» **Task to complete**: The records follow. Print, word for word, the first line through the "fig.savefig('out.png', dpi=100)" line.

» **Entries provided**:

--- Start ---

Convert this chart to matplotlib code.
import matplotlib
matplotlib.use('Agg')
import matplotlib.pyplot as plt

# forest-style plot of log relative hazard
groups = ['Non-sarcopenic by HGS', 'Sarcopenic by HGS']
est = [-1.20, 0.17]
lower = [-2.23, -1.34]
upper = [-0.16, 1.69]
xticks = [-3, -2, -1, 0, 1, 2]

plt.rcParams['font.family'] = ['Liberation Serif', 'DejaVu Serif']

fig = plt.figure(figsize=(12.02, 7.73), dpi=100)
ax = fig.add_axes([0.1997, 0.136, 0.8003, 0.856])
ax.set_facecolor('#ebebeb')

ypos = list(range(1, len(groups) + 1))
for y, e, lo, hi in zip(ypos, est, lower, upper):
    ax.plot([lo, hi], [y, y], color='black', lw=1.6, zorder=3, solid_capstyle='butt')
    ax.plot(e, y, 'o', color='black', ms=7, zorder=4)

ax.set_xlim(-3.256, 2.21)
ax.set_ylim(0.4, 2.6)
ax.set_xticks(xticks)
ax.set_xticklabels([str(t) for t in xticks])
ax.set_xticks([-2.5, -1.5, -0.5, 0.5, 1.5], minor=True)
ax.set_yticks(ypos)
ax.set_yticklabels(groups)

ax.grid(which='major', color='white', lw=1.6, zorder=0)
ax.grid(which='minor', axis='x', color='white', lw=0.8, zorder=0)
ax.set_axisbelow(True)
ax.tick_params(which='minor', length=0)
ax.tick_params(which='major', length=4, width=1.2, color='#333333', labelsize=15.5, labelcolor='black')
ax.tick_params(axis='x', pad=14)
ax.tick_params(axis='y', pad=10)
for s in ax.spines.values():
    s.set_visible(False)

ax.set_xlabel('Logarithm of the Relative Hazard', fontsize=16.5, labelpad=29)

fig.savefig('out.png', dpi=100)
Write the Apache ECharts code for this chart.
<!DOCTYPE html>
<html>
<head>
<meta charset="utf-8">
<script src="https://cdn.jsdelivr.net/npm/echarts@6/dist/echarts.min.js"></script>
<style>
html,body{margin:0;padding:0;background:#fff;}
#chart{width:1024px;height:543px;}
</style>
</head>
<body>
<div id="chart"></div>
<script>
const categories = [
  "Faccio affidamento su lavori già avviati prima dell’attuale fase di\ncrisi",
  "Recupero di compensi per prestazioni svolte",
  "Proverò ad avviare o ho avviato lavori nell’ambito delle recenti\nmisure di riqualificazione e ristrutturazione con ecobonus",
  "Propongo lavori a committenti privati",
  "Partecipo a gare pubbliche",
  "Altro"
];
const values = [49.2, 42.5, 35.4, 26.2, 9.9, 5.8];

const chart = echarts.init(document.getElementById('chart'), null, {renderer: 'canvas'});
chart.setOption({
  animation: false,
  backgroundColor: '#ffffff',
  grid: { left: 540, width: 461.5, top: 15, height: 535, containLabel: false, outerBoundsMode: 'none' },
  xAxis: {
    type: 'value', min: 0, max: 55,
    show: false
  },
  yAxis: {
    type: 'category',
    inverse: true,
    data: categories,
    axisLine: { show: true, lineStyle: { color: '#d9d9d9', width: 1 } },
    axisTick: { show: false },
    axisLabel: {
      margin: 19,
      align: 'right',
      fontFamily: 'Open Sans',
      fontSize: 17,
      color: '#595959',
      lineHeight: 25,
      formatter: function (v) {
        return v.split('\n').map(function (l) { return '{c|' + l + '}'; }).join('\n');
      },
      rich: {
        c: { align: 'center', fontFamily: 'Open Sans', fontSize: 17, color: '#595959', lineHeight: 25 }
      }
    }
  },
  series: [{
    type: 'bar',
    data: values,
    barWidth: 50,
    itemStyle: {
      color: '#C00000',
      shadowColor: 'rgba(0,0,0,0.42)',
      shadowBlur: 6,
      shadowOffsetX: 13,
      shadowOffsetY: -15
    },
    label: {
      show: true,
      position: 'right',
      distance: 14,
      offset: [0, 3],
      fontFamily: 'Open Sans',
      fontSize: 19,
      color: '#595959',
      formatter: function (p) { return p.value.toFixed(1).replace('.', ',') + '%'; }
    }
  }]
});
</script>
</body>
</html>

--- End ---

» **Task output**:
Convert this chart to matplotlib code.
import matplotlib
matplotlib.use('Agg')
import matplotlib.pyplot as plt

# forest-style plot of log relative hazard
groups = ['Non-sarcopenic by HGS', 'Sarcopenic by HGS']
est = [-1.20, 0.17]
lower = [-2.23, -1.34]
upper = [-0.16, 1.69]
xticks = [-3, -2, -1, 0, 1, 2]

plt.rcParams['font.family'] = ['Liberation Serif', 'DejaVu Serif']

fig = plt.figure(figsize=(12.02, 7.73), dpi=100)
ax = fig.add_axes([0.1997, 0.136, 0.8003, 0.856])
ax.set_facecolor('#ebebeb')

ypos = list(range(1, len(groups) + 1))
for y, e, lo, hi in zip(ypos, est, lower, upper):
    ax.plot([lo, hi], [y, y], color='black', lw=1.6, zorder=3, solid_capstyle='butt')
    ax.plot(e, y, 'o', color='black', ms=7, zorder=4)

ax.set_xlim(-3.256, 2.21)
ax.set_ylim(0.4, 2.6)
ax.set_xticks(xticks)
ax.set_xticklabels([str(t) for t in xticks])
ax.set_xticks([-2.5, -1.5, -0.5, 0.5, 1.5], minor=True)
ax.set_yticks(ypos)
ax.set_yticklabels(groups)

ax.grid(which='major', color='white', lw=1.6, zorder=0)
ax.grid(which='minor', axis='x', color='white', lw=0.8, zorder=0)
ax.set_axisbelow(True)
ax.tick_params(which='minor', length=0)
ax.tick_params(which='major', length=4, width=1.2, color='#333333', labelsize=15.5, labelcolor='black')
ax.tick_params(axis='x', pad=14)
ax.tick_params(axis='y', pad=10)
for s in ax.spines.values():
    s.set_visible(False)

ax.set_xlabel('Logarithm of the Relative Hazard', fontsize=16.5, labelpad=29)

fig.savefig('out.png', dpi=100)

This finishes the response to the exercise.